In the past, Allegheny offered free housing to students staying on campus over the summer. Students simply had to pay the taxes on the living space, which amounted to approximately $13 a week, according to a memo provided by Petula.

This was done because of an IRS regulation, according to Petula.

“If you don’t charge for housing, you have to tax the market value of it,” Petula said.

At the Feb. 8, 2017, FFC meeting, a vote was taken on whether or not to begin charging $75 a week as a summer room fee.

“With the exception of one voting member voting ‘no’, the recommendation passed,” the minutes read.

But the change in room fee was accompanied by other changes to the summer research program as well. Students were previously awarded a $3,000 dollar stipend for the 10 week summer program, according to Petula. This meant that each week they were given $300, but then had the tax withheld, meaning they earned approximately $287 per week.

For the upcoming summer, students are now going to be earning an hourly wage of $10 with a maximum of 35 hours a week, for 10 weeks. This means students will now be earning a maximum of $350 dollars a week, which, after the summer housing fee, would amount to $275 per week.

The net difference for the students will be a reduction of approximately $12 dollars per week.

In response to the decreased pay of students, other steps are being taken to relieve the cost of living on campus during the summer. For example, according to Petula, seven kitchens will be renovated over the next two summers in the dorms which usually house summer researchers.

“We are investing in the living spaces so that students on campus in the summer will have access to functional kitchens,” Petula said.

Additionally, some summer positions for students that are grant-funded will be under threat once that funding runs out, but there are efforts being made to continue their existence.

“One of the initiatives we are working on right now is supporting all the summer employment jobs when the grant money goes away,” Petula said.

In addition to only looking at closing the budget gap for this year, these steps are a part of a larger effort to be more efficient, according to Petula.

“In the long term, we have to look at what is sustainable,” Petula said.

Moving forward, Petula said that assessing class size is imperative. Accordingly, the assumption moving forward is 550 incoming freshmen along with 20 transfer students per year in the future.

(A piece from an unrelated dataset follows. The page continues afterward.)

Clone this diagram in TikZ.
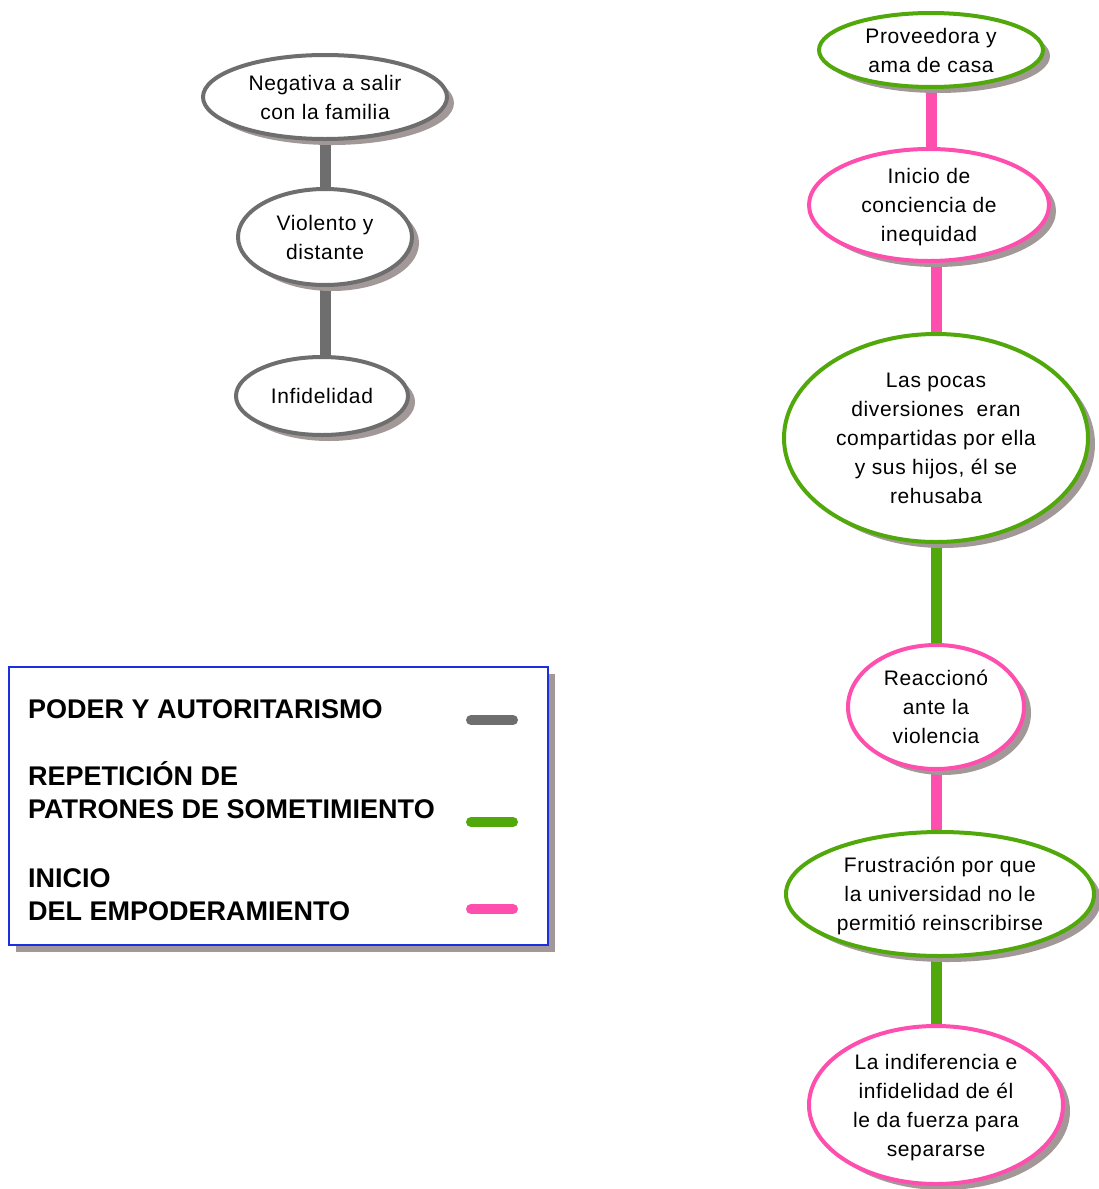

“In our multiple-year plan, we look to target class sizes and find accompanying budgets,” Wetsell said.

Admissions are not only a financial concern, but interdepartmental.

“Each group has a different focus,” Wetsell said.

Among these focuses are diversity initiatives, residential requirements, retention rates and typical trends in applications.

“Our goal is to have those [small] classes graduate and have strong classes behind them,” Petula said.

In his faculty address in September, Mullen also spoke about future classes.

“The size of our future classes is another key strategic issue for us to address. The goals in doing so are clear — to maximize net tuition revenue per student, to control and eventually lower discount rate, to maintain a class profile that is both strong academically and diverse in its composition, to enroll students who will retain at the college,” Mullen said.

One of Petula’s main goals for the future is to improve the public’s understanding of budgetary issues. She has proposed creating a budget class for community members, during which they can have an interactive education about the funding and budgets of the college.

“I think it would be really exciting. I’ve had the opportunity to do this at an institution where I previously worked, and it was very popular,” Petula said.

FFC is still working to close the budget gap and has several options to do so. It is not yet balanced, but it is close, according to Wetsell.

Petula will present a tentative balanced budget, on April 6, 2017, in a closed meeting.

“If all the assumptions hold true, this May we may have a proposal for a balanced budget for the next two years,” Petula said.

There are also tentative plans to present the proposed balanced budget to the wider college community on the following day, April 7.